You know how a large percentage of us have a fear of spiders? Even cripplingly so, like “kill it now I’m crying and breathing into a bag” kind of fear. So what if the aliens are monitoring our transmissions before making first contact, and see, for example, a bunch of Tumblr users discussing how scary spiders are? Put that with how badass humans generally are (seriously, we invented surgery before we invented anesthetic and consume literal poison because we like the taste), how freaked out would the aliens be to learn that there’s something we truly fear? I can see it going down like this: Human Steve: Tell us about FTL travel and your culture, we have much to learn from each other Alien: Yeah yeah in a minute tell me about the spider threat are we safe right now or
Even better would be if Human Steve is not one of those people who is afraid of spiders at all. Like, he has a pet tarantula and puts wild spiders outside safely when they come into his bathroom, if he bothers with them at all. And the aliens are VERY CONCERNED about the little guys and he’s like ???? They aren’t??? A threat???? But then they consult with Human Bill, and Human Bill is basically Professional Spider Hater and goes on for a weirdly long time about how spiders are the actual devil and how black widows are really dangerous and let’s not even MENTION Australia. He gets the heebee jeebies and starts twitching and itching as he begins to feel phantom bugs on his skin.

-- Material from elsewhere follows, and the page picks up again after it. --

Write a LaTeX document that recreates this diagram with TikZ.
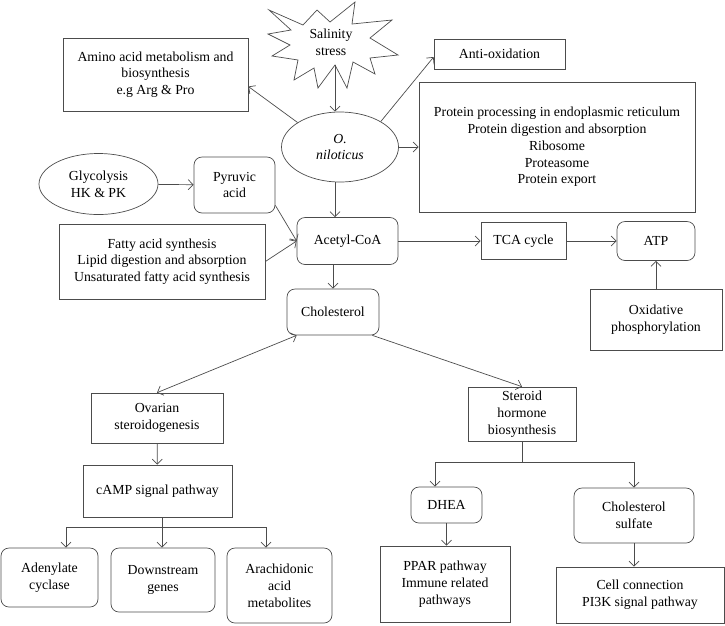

Both Human Steve and Human Bill insist that the other is the weird one. The aliens are more concerned than ever.
so the humans are space orcs posts where we can just hide emotions from our customer service skill set, why don’t we take that a step further.
What about actors, who literally train for years to act different behaviors for different roles, from good guys to bad guys. One minute the human is kind and gentle, the next he is arrogantly addressing the pirates who invaded, all from his acting days.
Their strict memorization can help them recall lines for any situation. They can cry on cue, motivate their crewmates with a well place monologues, become the life of the party with one liners and comedic sketches.
Hell this can apply to dedicated fans. The ones who try to get in character at cosplays, or memorize entire dialogues from their favorite scenes.
Really I just want someone to write alien fic where a human quotes the wallet scene from pulp fiction and just fucking terrifies them
Even YOU'RE confused about your species?!?
So I was thinking about music earlier in a Earth is Space Austraila/Humans Are Space Orcs kind of way
Humans have a way of singing that if you are not careful can permanently damage your vocal cords
Humans are incredible mimics
Whenever we hear “This song can’t be sung by humans” we Immediately go “lol” and do it anyway
Humans have a wide variety in which they can pitch their voices naturally, Freddie Mercury being a shining example of this (even though he is an outlier)
Likewise some people’s voices are naturally super high pitched or super fucking deep, there’s a lot of factors in human vocals
Which got me thinking about how varied music would be in some Galactic Federation type of thing. How interpersonal relationships may be affected by a human hearing a song that is from a species that maybe descended from birds and a human is dancing and singing in the breakroom to some Avian Boy Band just nailing the lyrics.
A alien crewmate walking in to find that one of their human crewmates are trying extremely hard to sing this song that, as far as anyone could tell, isn’t possible for them to do but What would you Know they’re getting better and better and might just be able to Do It
People who are singers have to have amazing breath control because of famously long notes in various songs and are able hold them and keep on going where as a human who doesn’t have that same kind of practice or an alien that just might not be able to do it it would be really impressed at this.
idk man just, intergalactic music
I am not an alien scout looking to learn all I can about humanity before the inevitable invasion.